> [Given task] Please write out the complete listing that follows, exactly as it reads.

-- BEGIN Task data --

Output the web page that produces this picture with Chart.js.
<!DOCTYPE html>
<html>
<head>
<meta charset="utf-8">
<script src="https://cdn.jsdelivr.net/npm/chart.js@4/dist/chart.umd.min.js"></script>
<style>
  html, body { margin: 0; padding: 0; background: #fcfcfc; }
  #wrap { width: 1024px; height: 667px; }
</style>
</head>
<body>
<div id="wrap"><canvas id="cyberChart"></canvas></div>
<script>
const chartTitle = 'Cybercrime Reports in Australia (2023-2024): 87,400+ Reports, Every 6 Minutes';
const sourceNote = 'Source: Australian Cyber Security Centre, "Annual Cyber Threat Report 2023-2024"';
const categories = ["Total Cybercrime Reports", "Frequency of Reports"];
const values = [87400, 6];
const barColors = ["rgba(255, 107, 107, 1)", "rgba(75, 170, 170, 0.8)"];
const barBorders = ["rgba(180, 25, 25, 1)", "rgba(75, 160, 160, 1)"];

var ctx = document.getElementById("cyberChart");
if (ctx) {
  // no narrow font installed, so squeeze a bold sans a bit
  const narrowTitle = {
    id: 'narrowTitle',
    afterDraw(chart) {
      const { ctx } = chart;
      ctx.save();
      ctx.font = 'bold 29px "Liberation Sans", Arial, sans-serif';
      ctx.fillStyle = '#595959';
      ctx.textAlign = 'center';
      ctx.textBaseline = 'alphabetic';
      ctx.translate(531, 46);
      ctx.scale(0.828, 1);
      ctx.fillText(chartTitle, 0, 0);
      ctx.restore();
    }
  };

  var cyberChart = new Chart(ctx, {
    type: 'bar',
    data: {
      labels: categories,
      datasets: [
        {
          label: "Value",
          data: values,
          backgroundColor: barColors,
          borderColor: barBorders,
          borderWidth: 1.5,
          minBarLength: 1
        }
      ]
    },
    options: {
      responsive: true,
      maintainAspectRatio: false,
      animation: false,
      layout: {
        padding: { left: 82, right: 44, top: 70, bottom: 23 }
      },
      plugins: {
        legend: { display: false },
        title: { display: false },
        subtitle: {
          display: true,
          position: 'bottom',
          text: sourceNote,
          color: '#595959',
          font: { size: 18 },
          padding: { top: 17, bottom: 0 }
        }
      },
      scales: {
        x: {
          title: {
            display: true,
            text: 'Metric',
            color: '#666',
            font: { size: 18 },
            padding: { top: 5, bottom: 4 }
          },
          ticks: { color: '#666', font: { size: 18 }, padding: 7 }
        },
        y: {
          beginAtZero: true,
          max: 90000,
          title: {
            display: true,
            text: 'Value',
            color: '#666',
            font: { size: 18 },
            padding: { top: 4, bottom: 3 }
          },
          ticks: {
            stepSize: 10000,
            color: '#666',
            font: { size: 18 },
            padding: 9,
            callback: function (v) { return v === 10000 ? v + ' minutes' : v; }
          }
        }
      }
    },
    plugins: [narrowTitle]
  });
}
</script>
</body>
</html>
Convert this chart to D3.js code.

-- END Task data --

> [Solution]
Output the web page that produces this picture with Chart.js.
<!DOCTYPE html>
<html>
<head>
<meta charset="utf-8">
<script src="https://cdn.jsdelivr.net/npm/chart.js@4/dist/chart.umd.min.js"></script>
<style>
  html, body { margin: 0; padding: 0; background: #fcfcfc; }
  #wrap { width: 1024px; height: 667px; }
</style>
</head>
<body>
<div id="wrap"><canvas id="cyberChart"></canvas></div>
<script>
const chartTitle = 'Cybercrime Reports in Australia (2023-2024): 87,400+ Reports, Every 6 Minutes';
const sourceNote = 'Source: Australian Cyber Security Centre, "Annual Cyber Threat Report 2023-2024"';
const categories = ["Total Cybercrime Reports", "Frequency of Reports"];
const values = [87400, 6];
const barColors = ["rgba(255, 107, 107, 1)", "rgba(75, 170, 170, 0.8)"];
const barBorders = ["rgba(180, 25, 25, 1)", "rgba(75, 160, 160, 1)"];

var ctx = document.getElementById("cyberChart");
if (ctx) {
  // no narrow font installed, so squeeze a bold sans a bit
  const narrowTitle = {
    id: 'narrowTitle',
    afterDraw(chart) {
      const { ctx } = chart;
      ctx.save();
      ctx.font = 'bold 29px "Liberation Sans", Arial, sans-serif';
      ctx.fillStyle = '#595959';
      ctx.textAlign = 'center';
      ctx.textBaseline = 'alphabetic';
      ctx.translate(531, 46);
      ctx.scale(0.828, 1);
      ctx.fillText(chartTitle, 0, 0);
      ctx.restore();
    }
  };

  var cyberChart = new Chart(ctx, {
    type: 'bar',
    data: {
      labels: categories,
      datasets: [
        {
          label: "Value",
          data: values,
          backgroundColor: barColors,
          borderColor: barBorders,
          borderWidth: 1.5,
          minBarLength: 1
        }
      ]
    },
    options: {
      responsive: true,
      maintainAspectRatio: false,
      animation: false,
      layout: {
        padding: { left: 82, right: 44, top: 70, bottom: 23 }
      },
      plugins: {
        legend: { display: false },
        title: { display: false },
        subtitle: {
          display: true,
          position: 'bottom',
          text: sourceNote,
          color: '#595959',
          font: { size: 18 },
          padding: { top: 17, bottom: 0 }
        }
      },
      scales: {
        x: {
          title: {
            display: true,
            text: 'Metric',
            color: '#666',
            font: { size: 18 },
            padding: { top: 5, bottom: 4 }
          },
          ticks: { color: '#666', font: { size: 18 }, padding: 7 }
        },
        y: {
          beginAtZero: true,
          max: 90000,
          title: {
            display: true,
            text: 'Value',
            color: '#666',
            font: { size: 18 },
            padding: { top: 4, bottom: 3 }
          },
          ticks: {
            stepSize: 10000,
            color: '#666',
            font: { size: 18 },
            padding: 9,
            callback: function (v) { return v === 10000 ? v + ' minutes' : v; }
          }
        }
      }
    },
    plugins: [narrowTitle]
  });
}
</script>
</body>
</html>
Convert this chart to D3.js code.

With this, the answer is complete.